‘Ojuelegba’ was the ground zero for Wizkid’s entire international campaign so far. Which song on his new project can replicate what it did for him?
Wizkid’s strategy with his music is simple: tap into the full spectrum of hits, pack them into an album and watch them unfold and take over. 2014’s “Ayo (Joy)” album had instant favorites ‘Jaiye Jaiye’ and ‘In my bed’ grabbing initial headlines with their high-energy offerings thrilling fans who saw them as easy favorites.
But that was not the full story. Deep down in those albums were more hit songs which slowly creeped into the playlists of numerous fans. Of all of them, the biggest single from the project – ‘Ojuelegba’ – got the last start. Simple, unassuming, and highly addictive, the record wrapped itself around the world while no one was looking, tweaking our preferences and spreading like an invisible wildfire, until it got to the doorstep of Drake, who jumped on it and made it official.
‘Ojuelegba’ was the ground zero for Wizkid’s entire international campaign so far. It was the first record with an international appeal that opened him up for more success. ‘One Dance’, the awards, the collaborations, and now “Sounds From The Other Side” can trace their origins back to that record, which took its sweet time before unleashing itself on the world.
New mixtape “Sounds From The Other Side” is already displaying similar behaviour. At 40-minutes long, “Sounds from the Other Side” is surprisingly cohesive. Through the mixtape’s 12 tracks, Wizkid weaves in and out of Afrobeat, EDM, R&B, House and dancehall. If the singer’s next album is anything like his mixtape, he may finally have another “Superstar” under his belt.
As the album unfolds, the instant favorites are rushing to the top. Party starter ‘Daddy Yo’ is already a fan favorite, and the stormy ‘African bad gyal’ has its lovers in millions. But there’s a lot more than these bangers. ‘Picture perfect’, ‘Nobody’ and ‘Gbese’ are already on the front foot.

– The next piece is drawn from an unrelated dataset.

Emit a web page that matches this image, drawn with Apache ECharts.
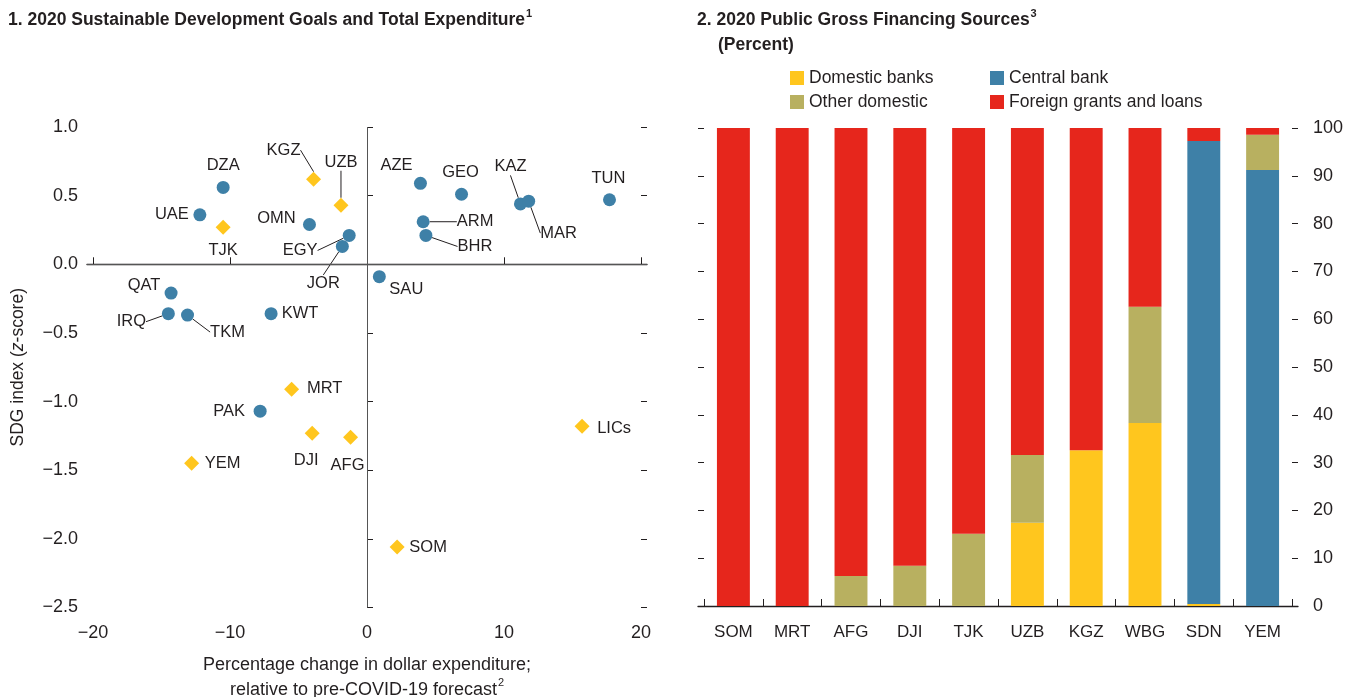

But guess which record holds the key to this project?
It's obviously “Sexy.”
The song produced by Sarz is unassuming. Much like ‘Ojuelegba’, it draws life from Fela Kuti’s material, becoming a younger and modern version of what the African legend created. Nobody might admit it publicly, but Wizkid might have made use of Fela’s Afrobeat old song “Oro di hun, Oro pesi je, Oro di hun!” as sample for this song with back up from Efya, who is officially recognized as a songwriter on the project.
The charms of the song is in its universal Afrobeat Rhythm, powered by its background environment. It engages you on all levels, with a floating flute line, rattles, and drumming. It is smooth and soothing, leading Wizkid on effortlessly just like the ‘Sexy’ woman he reveres across the track.
“Sexy as sugar sugar, Sexy as bread and butter… My African baby,” Wizkid rolls out the vocals, as Ghanaian singer Efya backs him up with “Sexy” background vocals, and a response that is reminiscent of Fela’s backup vocalists. It all makes so much sense musically.
Whether you think Wizkid is in tune with what’s happening in world music right now or if he’s just riding a wave on an ocean of trends, it’s hard to deny that this is a formula that works.